■ DIRECTIONS
Write out the material exactly, without any of its pictures.

■ MATERIAL

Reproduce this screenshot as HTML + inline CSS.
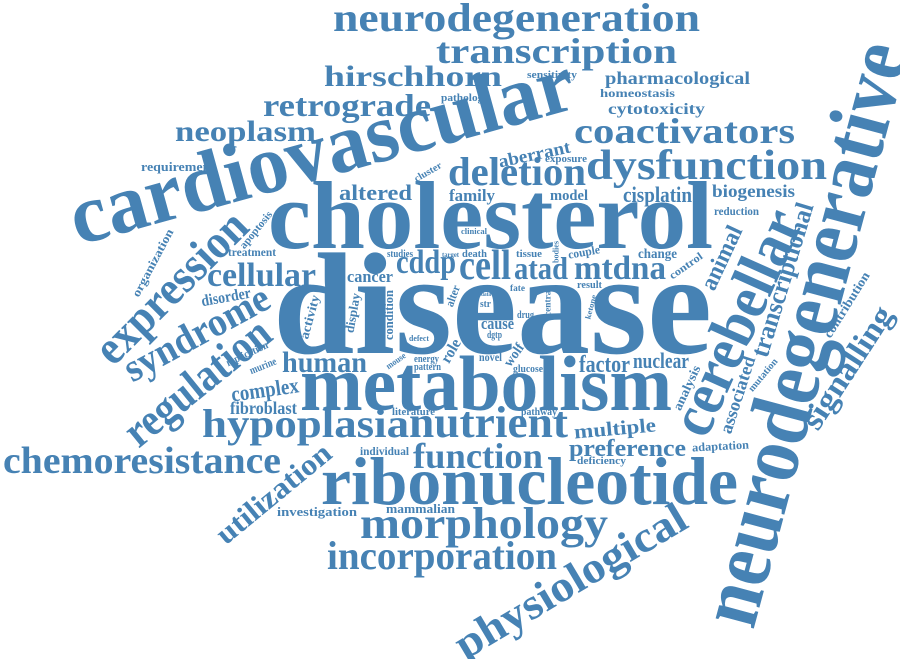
<!DOCTYPE html>
<html><head><meta charset="utf-8">
<style>
html,body{margin:0;padding:0;background:#fff;}
svg{display:block;}
text{font-family:"Liberation Serif",serif;font-weight:bold;fill:#4682b4;}
</style></head>
<body>
<svg id="cloud" width="900" height="659" viewBox="0 0 900 659" xmlns="http://www.w3.org/2000/svg"></svg>
<script>
// word, x1, x2, baseline, size, angle  (horizontal / near-horizontal words)
const hWords = [
["disease",273,712,353,145,0],
["cholesterol",268,713,248,96,0],
["metabolism",300,672,410,78,0],
["ribonucleotide",321,738,504,68,0],
["neurodegeneration",333,700,31,40,0],
["transcription",436,677,63,36,0],
["hirschhorn",324,502,86,30,0],
["pharmacological",605,750,84,18,0],
["sensitivity",527,577,78,10,0],
["pathology",441,489,101,11,0],
["homeostasis",600,675,97,12,0],
["cytotoxicity",608,705,114,16,0],
["retrograde",263,431,116,32,0],
["neoplasm",175,316,141,30,0],
["coactivators",574,795,143,36,0],
["aberrant",498,571,160,18,-12],
["exposure",545,587,162,10,0],
["requirement",141,215,171,13,0],
["deletion",448,586,185,40,0],
["dysfunction",586,827,179,42,0],
["altered",339,412,200,22,0],
["family",449,495,201,17,0],
["model",550,588,200,15,0],
["cisplatin",623,692,202,22,0],
["biogenesis",712,795,197,18,0],
["reduction",714,759,215,12,0],
["clinical",461,487,234,8,0],
["treatment",228,276,256,12,0],
["studies",387,413,257,10,0],
["target",442,459,257,7,0],
["death",462,487,257,10,0],
["tissue",516,542,257,11,0],
["couple",568,600,256,12,-10],
["change",638,677,258,14,0],
["cellular",207,316,286,34,0],
["cddp",396,456,273,34,0],
["cell",459,511,279,42,0],
["atad",514,568,279,32,0],
["mtdna",574,666,279,34,0],
["cancer",347,393,282,17,0],
["result",577,602,288,10,0],
["fate",510,525,291,9,0],
["disorder",201,251,302,16,-10],
["str",480,491,307,11,0],
["data",481,491,296,6,0],
["cause",481,514,329,17,0],
["dgtp",487,502,338,10,0],
["drug",517,534,318,10,0],
["defect",409,429,341,8,0],
["human",282,367,372,30,0],
["factor",579,630,372,24,0],
["nuclear",633,689,368,22,0],
["novel",479,502,361,12,0],
["glucose",513,543,372,10,0],
["energy",414,439,362,10,0],
["pattern",414,441,370,10,0],
["complex",231,299,397,22,-8],
["fibroblast",230,297,414,18,0],
["literature",392,435,415,11,0],
["pathway",521,557,415,11,0],
["multiple",574,656,435,20,-5],
["hypoplasia",202,409,437,40,0],
["nutrient",409,568,437,44,0],
["individual",360,409,455,12,0],
["preference",569,686,456,24,0],
["adaptation",692,749,450,12,-3],
["deficiency",577,626,464,11,0],
["chemoresistance",3,281,473,38,0],
["function",413,543,468,36,0],
["investigation",277,357,516,13,0],
["mammalian",386,455,513,13,0],
["morphology",360,608,538,44,0],
["incorporation",327,557,569,40,0]
];
// word, centerX, centerY, size, length, angle (rotated words)
const rWords = [
["cardiovascular",322,152,84,520,-15.4],
["neurodegenerative",806,334,86,600,-75],
["expression",172,288,48,195,-45],
["syndrome",197,334,40,160,-28.5],
["regulation",198,383,46,175,-39],
["utilization",274,494,30,140,-39.5],
["physiological",571,582,44,262,-30.7],
["organization",153,263,12,75,-62],
["apoptosis",256,230,11,45,-51],
["cluster",428,172,10,30,-30],
["bodies",556,252,8,22,-90],
["replication",247,354,11,45,-25],
["murine",263,366,11,28,-22],
["activity",310,317,13,45,-75],
["display",353,313,13,40,-80],
["condition",389,315,13,50,-90],
["alter",453,296,12,22,-70],
["role",451,351,16,25,-60],
["wolf",514,355,14,25,-55],
["central",548,302,9,28,-90],
["ketone",591,307,8,25,-75],
["control",686,266,11,38,-35],
["mouse",396,361,9,22,-35],
["animal",722,258,24,68,-65],
["cerebellar",738,323,62,240,-66],
["transcriptional",783,280,26,160,-73],
["associated",738,395,18,80,-72],
["analysis",687,388,13,48,-65],
["mutation",763,375,10,40,-50],
["contribution",847,305,13,75,-58],
["signalling",848,368,32,140,-57]
];
const svg = document.getElementById('cloud');
const NS = 'http://www.w3.org/2000/svg';
function addWord(w, cx, by, size, len, ang, pivotY) {
  const t = document.createElementNS(NS, 'text');
  
  
  t.setAttribute('x', cx);
  t.setAttribute('y', by);
  t.setAttribute('font-size', size);
  t.setAttribute('text-anchor', 'middle');
  t.setAttribute('textLength', len);
  t.setAttribute('lengthAdjust', 'spacingAndGlyphs');
  if (ang) t.setAttribute('transform', 'rotate(' + ang + ' ' + cx + ' ' + pivotY + ')');
  t.textContent = w;
  svg.appendChild(t);
}
hWords.forEach(d => {
  const cx = (d[1] + d[2]) / 2;
  addWord(d[0], cx, d[3], d[4], d[2] - d[1], d[5], d[3] - d[4] * 0.3);
});
rWords.forEach(d => {
  addWord(d[0], d[1], d[2] + d[3] * 0.3, d[3], d[4], d[5], d[2]);
});
</script>
</body></html>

■ WORKED ANSWER
Reproduce this screenshot as HTML + inline CSS.
<!DOCTYPE html>
<html><head><meta charset="utf-8">
<style>
html,body{margin:0;padding:0;background:#fff;}
svg{display:block;}
text{font-family:"Liberation Serif",serif;font-weight:bold;fill:#4682b4;}
</style></head>
<body>
<svg id="cloud" width="900" height="659" viewBox="0 0 900 659" xmlns="http://www.w3.org/2000/svg"></svg>
<script>
// word, x1, x2, baseline, size, angle  (horizontal / near-horizontal words)
const hWords = [
["disease",273,712,353,145,0],
["cholesterol",268,713,248,96,0],
["metabolism",300,672,410,78,0],
["ribonucleotide",321,738,504,68,0],
["neurodegeneration",333,700,31,40,0],
["transcription",436,677,63,36,0],
["hirschhorn",324,502,86,30,0],
["pharmacological",605,750,84,18,0],
["sensitivity",527,577,78,10,0],
["pathology",441,489,101,11,0],
["homeostasis",600,675,97,12,0],
["cytotoxicity",608,705,114,16,0],
["retrograde",263,431,116,32,0],
["neoplasm",175,316,141,30,0],
["coactivators",574,795,143,36,0],
["aberrant",498,571,160,18,-12],
["exposure",545,587,162,10,0],
["requirement",141,215,171,13,0],
["deletion",448,586,185,40,0],
["dysfunction",586,827,179,42,0],
["altered",339,412,200,22,0],
["family",449,495,201,17,0],
["model",550,588,200,15,0],
["cisplatin",623,692,202,22,0],
["biogenesis",712,795,197,18,0],
["reduction",714,759,215,12,0],
["clinical",461,487,234,8,0],
["treatment",228,276,256,12,0],
["studies",387,413,257,10,0],
["target",442,459,257,7,0],
["death",462,487,257,10,0],
["tissue",516,542,257,11,0],
["couple",568,600,256,12,-10],
["change",638,677,258,14,0],
["cellular",207,316,286,34,0],
["cddp",396,456,273,34,0],
["cell",459,511,279,42,0],
["atad",514,568,279,32,0],
["mtdna",574,666,279,34,0],
["cancer",347,393,282,17,0],
["result",577,602,288,10,0],
["fate",510,525,291,9,0],
["disorder",201,251,302,16,-10],
["str",480,491,307,11,0],
["data",481,491,296,6,0],
["cause",481,514,329,17,0],
["dgtp",487,502,338,10,0],
["drug",517,534,318,10,0],
["defect",409,429,341,8,0],
["human",282,367,372,30,0],
["factor",579,630,372,24,0],
["nuclear",633,689,368,22,0],
["novel",479,502,361,12,0],
["glucose",513,543,372,10,0],
["energy",414,439,362,10,0],
["pattern",414,441,370,10,0],
["complex",231,299,397,22,-8],
["fibroblast",230,297,414,18,0],
["literature",392,435,415,11,0],
["pathway",521,557,415,11,0],
["multiple",574,656,435,20,-5],
["hypoplasia",202,409,437,40,0],
["nutrient",409,568,437,44,0],
["individual",360,409,455,12,0],
["preference",569,686,456,24,0],
["adaptation",692,749,450,12,-3],
["deficiency",577,626,464,11,0],
["chemoresistance",3,281,473,38,0],
["function",413,543,468,36,0],
["investigation",277,357,516,13,0],
["mammalian",386,455,513,13,0],
["morphology",360,608,538,44,0],
["incorporation",327,557,569,40,0]
];
// word, centerX, centerY, size, length, angle (rotated words)
const rWords = [
["cardiovascular",322,152,84,520,-15.4],
["neurodegenerative",806,334,86,600,-75],
["expression",172,288,48,195,-45],
["syndrome",197,334,40,160,-28.5],
["regulation",198,383,46,175,-39],
["utilization",274,494,30,140,-39.5],
["physiological",571,582,44,262,-30.7],
["organization",153,263,12,75,-62],
["apoptosis",256,230,11,45,-51],
["cluster",428,172,10,30,-30],
["bodies",556,252,8,22,-90],
["replication",247,354,11,45,-25],
["murine",263,366,11,28,-22],
["activity",310,317,13,45,-75],
["display",353,313,13,40,-80],
["condition",389,315,13,50,-90],
["alter",453,296,12,22,-70],
["role",451,351,16,25,-60],
["wolf",514,355,14,25,-55],
["central",548,302,9,28,-90],
["ketone",591,307,8,25,-75],
["control",686,266,11,38,-35],
["mouse",396,361,9,22,-35],
["animal",722,258,24,68,-65],
["cerebellar",738,323,62,240,-66],
["transcriptional",783,280,26,160,-73],
["associated",738,395,18,80,-72],
["analysis",687,388,13,48,-65],
["mutation",763,375,10,40,-50],
["contribution",847,305,13,75,-58],
["signalling",848,368,32,140,-57]
];
const svg = document.getElementById('cloud');
const NS = 'http://www.w3.org/2000/svg';
function addWord(w, cx, by, size, len, ang, pivotY) {
  const t = document.createElementNS(NS, 'text');
  
  
  t.setAttribute('x', cx);
  t.setAttribute('y', by);
  t.setAttribute('font-size', size);
  t.setAttribute('text-anchor', 'middle');
  t.setAttribute('textLength', len);
  t.setAttribute('lengthAdjust', 'spacingAndGlyphs');
  if (ang) t.setAttribute('transform', 'rotate(' + ang + ' ' + cx + ' ' + pivotY + ')');
  t.textContent = w;
  svg.appendChild(t);
}
hWords.forEach(d => {
  const cx = (d[1] + d[2]) / 2;
  addWord(d[0], cx, d[3], d[4], d[2] - d[1], d[5], d[3] - d[4] * 0.3);
});
rWords.forEach(d => {
  addWord(d[0], d[1], d[2] + d[3] * 0.3, d[3], d[4], d[5], d[2]);
});
</script>
</body></html>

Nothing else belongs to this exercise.